“Portrait of an Artist as a Young Derelict” was made on three large panels that Basquiat had built himself. He painted it in 1982, a pivotal year during which he made “the best paintings ever,” as the artist once said.
For Christie’s, this painting synthesises “the artist’s masterful painterly abilities with his early experience of life on the streets.”
Basquiat depicted one of his iconic “heads” on the side panel, amidst a cacophony of words, signs and symbols serving as cultural markers for moments in the past, present and future.
“Portrait of an Artist as a Young Derelict” was included in a major exhibition that Basquiat organized at the Fun Gallery between November and December 1982.
It has since featured in numerous retrospectives dedicated to the artist, including one at the Brooklyn Museum in New York and another at the Fondation Beyeler in Basel.
However, the painting has remained in the same private collection for more than two decades. It will appear on the market for the first time in May at Christie’s “21st Century Evening Sale.”
The auction house estimates that it could go under the hammer for more than $30 million, Penta magazine reports.
“Basquiat mania”
“We are truly thrilled to offer Portrait of the Artist as a Young Derelict by Basquiat as a leading highlight of our 21st Century Evening Sale during this Spring’s Marquee Week.
“This is a rare work of self-portraiture, containing a rich multitude of references that touch upon all aspects of Basquiat’s life-ranging from his childhood to his meteoric rise to fame to ruminations of his own mortality,” said Ana Maria Celis, head of Christie’s New York 21st Century Evening Sale.
Another work by Basquiat will be auctioned during the same evening sale – “See Plate 3,” which the New York artist also made in 1982.

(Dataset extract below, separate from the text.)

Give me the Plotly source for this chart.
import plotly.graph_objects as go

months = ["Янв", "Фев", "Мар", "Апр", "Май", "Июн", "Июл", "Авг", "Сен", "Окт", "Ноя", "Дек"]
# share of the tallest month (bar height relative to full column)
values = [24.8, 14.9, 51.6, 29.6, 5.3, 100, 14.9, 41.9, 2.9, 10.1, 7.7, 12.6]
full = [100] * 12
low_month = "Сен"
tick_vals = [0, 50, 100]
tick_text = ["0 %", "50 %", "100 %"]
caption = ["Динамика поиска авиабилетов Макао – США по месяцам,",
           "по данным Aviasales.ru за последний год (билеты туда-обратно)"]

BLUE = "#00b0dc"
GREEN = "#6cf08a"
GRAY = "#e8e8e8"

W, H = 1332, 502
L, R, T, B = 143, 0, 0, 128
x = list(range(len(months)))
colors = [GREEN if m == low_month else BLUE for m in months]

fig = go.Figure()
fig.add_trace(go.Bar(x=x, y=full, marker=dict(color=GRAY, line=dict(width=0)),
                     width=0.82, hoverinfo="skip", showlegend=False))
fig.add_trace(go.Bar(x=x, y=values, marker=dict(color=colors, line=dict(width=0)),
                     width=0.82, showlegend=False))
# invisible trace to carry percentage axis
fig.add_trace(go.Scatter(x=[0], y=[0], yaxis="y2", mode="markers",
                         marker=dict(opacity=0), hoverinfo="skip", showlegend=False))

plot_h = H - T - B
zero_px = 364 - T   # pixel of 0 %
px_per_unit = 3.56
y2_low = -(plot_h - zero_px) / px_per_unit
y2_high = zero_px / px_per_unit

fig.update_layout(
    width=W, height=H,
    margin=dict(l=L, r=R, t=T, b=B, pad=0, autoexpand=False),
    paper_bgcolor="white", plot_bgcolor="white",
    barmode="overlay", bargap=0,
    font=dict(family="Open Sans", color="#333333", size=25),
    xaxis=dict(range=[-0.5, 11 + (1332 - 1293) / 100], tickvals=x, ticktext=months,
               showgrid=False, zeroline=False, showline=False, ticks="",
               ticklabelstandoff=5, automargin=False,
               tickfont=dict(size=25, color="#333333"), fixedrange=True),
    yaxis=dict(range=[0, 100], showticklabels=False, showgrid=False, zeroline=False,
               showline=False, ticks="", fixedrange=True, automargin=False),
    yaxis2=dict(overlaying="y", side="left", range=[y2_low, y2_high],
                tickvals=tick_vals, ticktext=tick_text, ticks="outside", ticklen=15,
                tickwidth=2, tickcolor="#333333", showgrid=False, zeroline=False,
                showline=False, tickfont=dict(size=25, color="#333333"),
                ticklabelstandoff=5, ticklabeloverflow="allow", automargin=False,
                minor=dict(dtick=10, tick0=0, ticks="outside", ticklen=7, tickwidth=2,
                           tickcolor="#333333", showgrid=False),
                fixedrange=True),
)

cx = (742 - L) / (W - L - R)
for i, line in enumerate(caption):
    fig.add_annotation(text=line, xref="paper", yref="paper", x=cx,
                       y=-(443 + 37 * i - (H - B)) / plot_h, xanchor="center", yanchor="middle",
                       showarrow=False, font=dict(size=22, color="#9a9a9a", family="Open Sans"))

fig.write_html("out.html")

This sculpture remained in Keith Haring’s personal collection until his death in 1990. It is now estimated to fetch between US$4 and US$6 million.

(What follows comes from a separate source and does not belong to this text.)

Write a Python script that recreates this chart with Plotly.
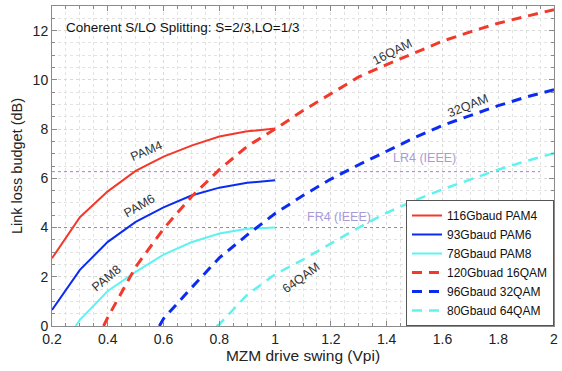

For several years now, the art market has been gripped by a kind of “Basquiat mania,” especially when paintings from his “skulls” series come up for sale.
The 1982 work “Untitled,” for example, was acquired by the Japanese billionaire Yusaku Maezawa for US$110.5 million at Sotheby’s in 2017.
An unprecedented sum that sent Basquiat rocketing into the select club of artists to break the symbolic US$100 million mark at auction.
“He’s now in the same league as Francis Bacon and Pablo Picasso,” the art dealer Jeffrey Deitch said at the time in The New York Times.